Tuesday, January 13, 2026

Eric Levitz: Left and Right: The "Fiction" at the Heart of the American Political Divide

This was really irritating me until Levitz got around to stating his own view of the matter.
   The currently-fashionable middlebrow view that one encounters commonly in Reddit-level discussions: there's no such thing as "left" and "right".../...the distinction makes no sense.
   Well, bullshit.
   These views tend to be supported by starting with a straw man that Levitz called ideological "essentialism"...'essentialism' being one of the many philosophical terms "appropriated" by the left and vaguely Continental-style academicians outside philosophy...but that they don't understand.

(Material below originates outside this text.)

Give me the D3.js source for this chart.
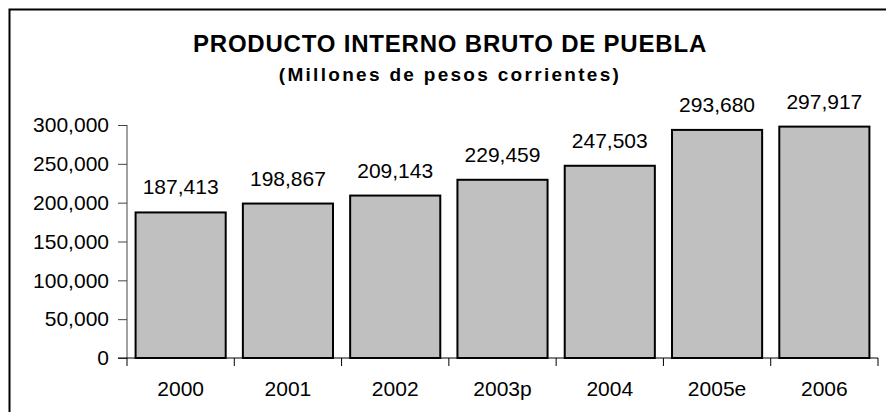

   To cut to the chase, and put it in my own terms: as is often the case, concern with "essentialism" distracts from realism. Left and right are real tendencies--Levitz agrees. There's a certain amount of arbitrariness...but so what? That doesn't matter. It's to be expected. What matters is that there are some strong tendencies that cluster together. E.g. the left's greater love of equality and the right's greater respect for merit and earned advantage. I'd add: the left's affinity for rapid and frequent change and the right's more circumspect approach to it. Freedom...much as I'd like to say it's a more conservative value...tends, IMO, to wander around back and forth. For most of my life, free speech, for example, was something the American left / the Democratic party tended to be more committed to protecting. That all changed on campuses during the political correctness spasm of of the late '80s - early '90s. And it started noticeably changing in the country as a whole ca. 2013ish...until, by 2020, free speech was considered downright reactionary.
   Anyway, bottom line, as you already know: the left/right distinction is a messy one. Like most ordinary, practical distinctions, there's something to it...and it's handy...but not much more than that.